WHAT TO PRODUCE:
With the pictures left out, copy the listing below exactly.

++++

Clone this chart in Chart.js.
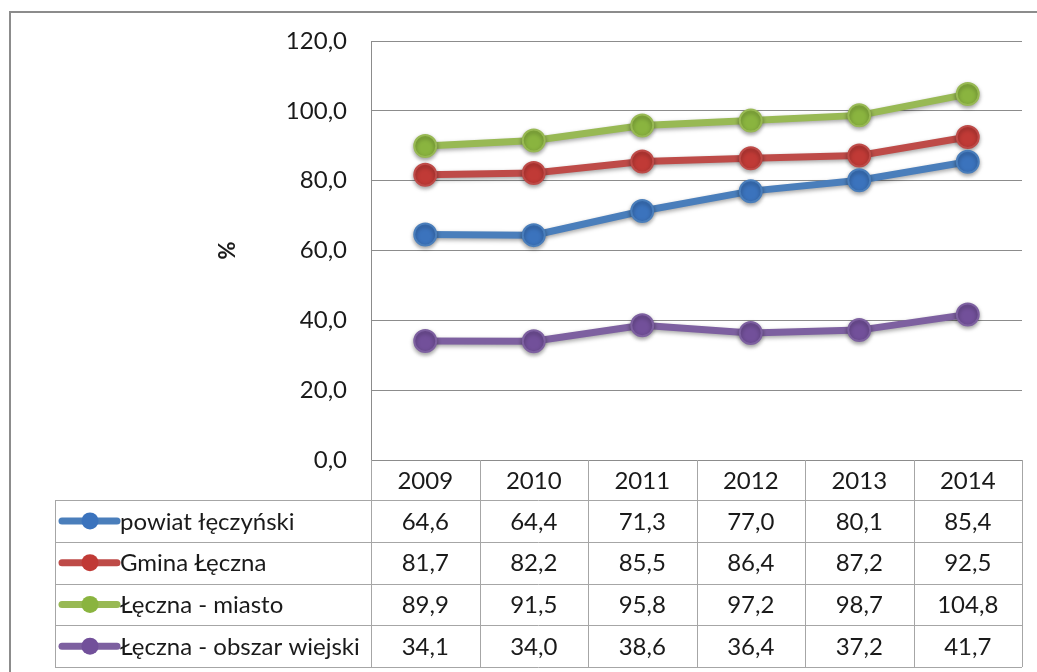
<!DOCTYPE html>
<html>
<head>
<meta charset="utf-8">
<script src="https://cdn.jsdelivr.net/npm/chart.js@4.4.0/dist/chart.umd.min.js"></script>
<style>
  html, body { margin: 0; padding: 0; background: #fff; overflow: hidden; }
  #wrap { position: relative; width: 1037px; height: 672px; }
  #frame { position: absolute; left: 9px; top: 11px; width: 1100px; height: 700px; border: 2px solid #8c8c8c; box-sizing: border-box; }
  canvas { position: absolute; left: 0; top: 0; }
</style>
</head>
<body>
<div id="wrap">
  <div id="frame"></div>
  <canvas id="chart" width="1037" height="672"></canvas>
</div>
<script>
const years = ['2009', '2010', '2011', '2012', '2013', '2014'];
const seriesNames = ['powiat łęczyński', 'Gmina Łęczna', 'Łęczna - miasto', 'Łęczna - obszar wiejski'];
const powiat = [64.6, 64.4, 71.3, 77.0, 80.1, 85.4];
const gmina = [81.7, 82.2, 85.5, 86.4, 87.2, 92.5];
const miasto = [89.9, 91.5, 95.8, 97.2, 98.7, 104.8];
const wies = [34.1, 34.0, 38.6, 36.4, 37.2, 41.7];
const lineColors = ['#4a7ebb', '#be4b48', '#98b954', '#7d60a0'];
const pointColors = ['#3b73bd', '#c03a36', '#8ab43f', '#72509a'];

const FONT = 'Lato, "Open Sans", sans-serif';
const fmt = v => v.toFixed(1).replace('.', ',');

const tablePlugin = {
  id: 'dataTable',
  beforeDatasetsDraw(chart) {
    const ctx = chart.ctx;
    ctx.save();
    ctx.shadowColor = 'rgba(0,0,0,0.35)';
    ctx.shadowBlur = 4;
    ctx.shadowOffsetY = 2;
  },
  afterDatasetsDraw(chart) {
    chart.ctx.restore();
  },
  afterDraw(chart) {
    const ctx = chart.ctx;
    const area = chart.chartArea;
    const x = chart.scales.x;
    const colW = (area.right - area.left) / years.length;
    const tableLeft = 55;
    const headTop = area.bottom;
    const headBottom = area.bottom + 40;
    const rowH = 41.75;
    const tableBottom = headBottom + rowH * seriesNames.length;

    ctx.save();
    ctx.strokeStyle = '#a6a6a6';
    ctx.lineWidth = 1;
    ctx.beginPath();
    // header box
    for (let i = 0; i <= years.length; i++) {
      const cx = Math.round(area.left + i * colW) + 0.5;
      ctx.moveTo(cx, headTop);
      ctx.lineTo(cx, tableBottom);
    }
    ctx.moveTo(tableLeft + 0.5, headBottom);
    ctx.lineTo(tableLeft + 0.5, tableBottom);
    for (let r = 0; r <= seriesNames.length; r++) {
      const y = Math.round(headBottom + r * rowH) + 0.5;
      ctx.moveTo(tableLeft, y);
      ctx.lineTo(area.right, y);
    }
    ctx.stroke();

    ctx.fillStyle = '#1a1a1a';
    ctx.font = '24px ' + FONT;
    ctx.textAlign = 'center';
    ctx.textBaseline = 'middle';
    years.forEach((yr, i) => {
      ctx.fillText(yr, x.getPixelForValue(i), (headTop + headBottom) / 2 + 1);
    });

    chart.data.datasets.forEach((ds, r) => {
      const cy = headBottom + rowH * r + rowH / 2 + 1;
      ds.data.forEach((v, i) => {
        ctx.textAlign = 'center';
        ctx.fillText(fmt(v), x.getPixelForValue(i), cy);
      });
      // legend key
      ctx.strokeStyle = lineColors[r];
      ctx.lineWidth = 7;
      ctx.lineCap = 'round';
      ctx.beginPath();
      ctx.moveTo(62, cy - 1);
      ctx.lineTo(117, cy - 1);
      ctx.stroke();
      ctx.fillStyle = pointColors[r];
      ctx.beginPath();
      ctx.arc(90, cy - 1, 8.5, 0, Math.PI * 2);
      ctx.fill();
      ctx.fillStyle = '#1a1a1a';
      ctx.textAlign = 'left';
      ctx.fillText(seriesNames[r], 120, cy);
    });

    // axis title
    ctx.save();
    ctx.translate(228, (area.top + area.bottom) / 2);
    ctx.rotate(-Math.PI / 2);
    ctx.textAlign = 'center';
    ctx.font = 'bold 22px ' + FONT;
    ctx.fillText('%', 0, 0);
    ctx.restore();
    ctx.restore();
  }
};

const values = [powiat, gmina, miasto, wies];
new Chart(document.getElementById('chart'), {
  type: 'line',
  data: {
    labels: years,
    datasets: values.map((d, i) => ({
      label: seriesNames[i],
      data: d,
      borderColor: lineColors[i],
      borderWidth: 7,
      pointRadius: 11,
      pointBackgroundColor: pointColors[i],
      pointBorderColor: lineColors[i],
      pointBorderWidth: 2,
      tension: 0
    }))
  },
  options: {
    responsive: false,
    animation: false,
    layout: { padding: { left: 0, right: 15, top: 41, bottom: 212 } },
    plugins: { legend: { display: false }, tooltip: { enabled: false } },
    scales: {
      x: {
        offset: true,
        ticks: { display: false },
        grid: { display: false },
        border: { display: false },
        afterFit(scale) { scale.height = 0; }
      },
      y: {
        min: 0,
        max: 120,
        ticks: {
          stepSize: 20,
          padding: 24,
          color: '#1a1a1a',
          font: { family: FONT, size: 24 },
          callback: v => fmt(v)
        },
        grid: { color: '#8c8c8c', lineWidth: 1, drawTicks: false },
        border: { color: '#8c8c8c', width: 1 },
        afterFit(scale) { scale.width = 371; }
      }
    }
  },
  plugins: [tablePlugin]
});
</script>
</body>
</html>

++++

EXPECTED ANSWER:
Clone this chart in Chart.js.
<!DOCTYPE html>
<html>
<head>
<meta charset="utf-8">
<script src="https://cdn.jsdelivr.net/npm/chart.js@4.4.0/dist/chart.umd.min.js"></script>
<style>
  html, body { margin: 0; padding: 0; background: #fff; overflow: hidden; }
  #wrap { position: relative; width: 1037px; height: 672px; }
  #frame { position: absolute; left: 9px; top: 11px; width: 1100px; height: 700px; border: 2px solid #8c8c8c; box-sizing: border-box; }
  canvas { position: absolute; left: 0; top: 0; }
</style>
</head>
<body>
<div id="wrap">
  <div id="frame"></div>
  <canvas id="chart" width="1037" height="672"></canvas>
</div>
<script>
const years = ['2009', '2010', '2011', '2012', '2013', '2014'];
const seriesNames = ['powiat łęczyński', 'Gmina Łęczna', 'Łęczna - miasto', 'Łęczna - obszar wiejski'];
const powiat = [64.6, 64.4, 71.3, 77.0, 80.1, 85.4];
const gmina = [81.7, 82.2, 85.5, 86.4, 87.2, 92.5];
const miasto = [89.9, 91.5, 95.8, 97.2, 98.7, 104.8];
const wies = [34.1, 34.0, 38.6, 36.4, 37.2, 41.7];
const lineColors = ['#4a7ebb', '#be4b48', '#98b954', '#7d60a0'];
const pointColors = ['#3b73bd', '#c03a36', '#8ab43f', '#72509a'];

const FONT = 'Lato, "Open Sans", sans-serif';
const fmt = v => v.toFixed(1).replace('.', ',');

const tablePlugin = {
  id: 'dataTable',
  beforeDatasetsDraw(chart) {
    const ctx = chart.ctx;
    ctx.save();
    ctx.shadowColor = 'rgba(0,0,0,0.35)';
    ctx.shadowBlur = 4;
    ctx.shadowOffsetY = 2;
  },
  afterDatasetsDraw(chart) {
    chart.ctx.restore();
  },
  afterDraw(chart) {
    const ctx = chart.ctx;
    const area = chart.chartArea;
    const x = chart.scales.x;
    const colW = (area.right - area.left) / years.length;
    const tableLeft = 55;
    const headTop = area.bottom;
    const headBottom = area.bottom + 40;
    const rowH = 41.75;
    const tableBottom = headBottom + rowH * seriesNames.length;

    ctx.save();
    ctx.strokeStyle = '#a6a6a6';
    ctx.lineWidth = 1;
    ctx.beginPath();
    // header box
    for (let i = 0; i <= years.length; i++) {
      const cx = Math.round(area.left + i * colW) + 0.5;
      ctx.moveTo(cx, headTop);
      ctx.lineTo(cx, tableBottom);
    }
    ctx.moveTo(tableLeft + 0.5, headBottom);
    ctx.lineTo(tableLeft + 0.5, tableBottom);
    for (let r = 0; r <= seriesNames.length; r++) {
      const y = Math.round(headBottom + r * rowH) + 0.5;
      ctx.moveTo(tableLeft, y);
      ctx.lineTo(area.right, y);
    }
    ctx.stroke();

    ctx.fillStyle = '#1a1a1a';
    ctx.font = '24px ' + FONT;
    ctx.textAlign = 'center';
    ctx.textBaseline = 'middle';
    years.forEach((yr, i) => {
      ctx.fillText(yr, x.getPixelForValue(i), (headTop + headBottom) / 2 + 1);
    });

    chart.data.datasets.forEach((ds, r) => {
      const cy = headBottom + rowH * r + rowH / 2 + 1;
      ds.data.forEach((v, i) => {
        ctx.textAlign = 'center';
        ctx.fillText(fmt(v), x.getPixelForValue(i), cy);
      });
      // legend key
      ctx.strokeStyle = lineColors[r];
      ctx.lineWidth = 7;
      ctx.lineCap = 'round';
      ctx.beginPath();
      ctx.moveTo(62, cy - 1);
      ctx.lineTo(117, cy - 1);
      ctx.stroke();
      ctx.fillStyle = pointColors[r];
      ctx.beginPath();
      ctx.arc(90, cy - 1, 8.5, 0, Math.PI * 2);
      ctx.fill();
      ctx.fillStyle = '#1a1a1a';
      ctx.textAlign = 'left';
      ctx.fillText(seriesNames[r], 120, cy);
    });

    // axis title
    ctx.save();
    ctx.translate(228, (area.top + area.bottom) / 2);
    ctx.rotate(-Math.PI / 2);
    ctx.textAlign = 'center';
    ctx.font = 'bold 22px ' + FONT;
    ctx.fillText('%', 0, 0);
    ctx.restore();
    ctx.restore();
  }
};

const values = [powiat, gmina, miasto, wies];
new Chart(document.getElementById('chart'), {
  type: 'line',
  data: {
    labels: years,
    datasets: values.map((d, i) => ({
      label: seriesNames[i],
      data: d,
      borderColor: lineColors[i],
      borderWidth: 7,
      pointRadius: 11,
      pointBackgroundColor: pointColors[i],
      pointBorderColor: lineColors[i],
      pointBorderWidth: 2,
      tension: 0
    }))
  },
  options: {
    responsive: false,
    animation: false,
    layout: { padding: { left: 0, right: 15, top: 41, bottom: 212 } },
    plugins: { legend: { display: false }, tooltip: { enabled: false } },
    scales: {
      x: {
        offset: true,
        ticks: { display: false },
        grid: { display: false },
        border: { display: false },
        afterFit(scale) { scale.height = 0; }
      },
      y: {
        min: 0,
        max: 120,
        ticks: {
          stepSize: 20,
          padding: 24,
          color: '#1a1a1a',
          font: { family: FONT, size: 24 },
          callback: v => fmt(v)
        },
        grid: { color: '#8c8c8c', lineWidth: 1, drawTicks: false },
        border: { color: '#8c8c8c', width: 1 },
        afterFit(scale) { scale.width = 371; }
      }
    }
  },
  plugins: [tablePlugin]
});
</script>
</body>
</html>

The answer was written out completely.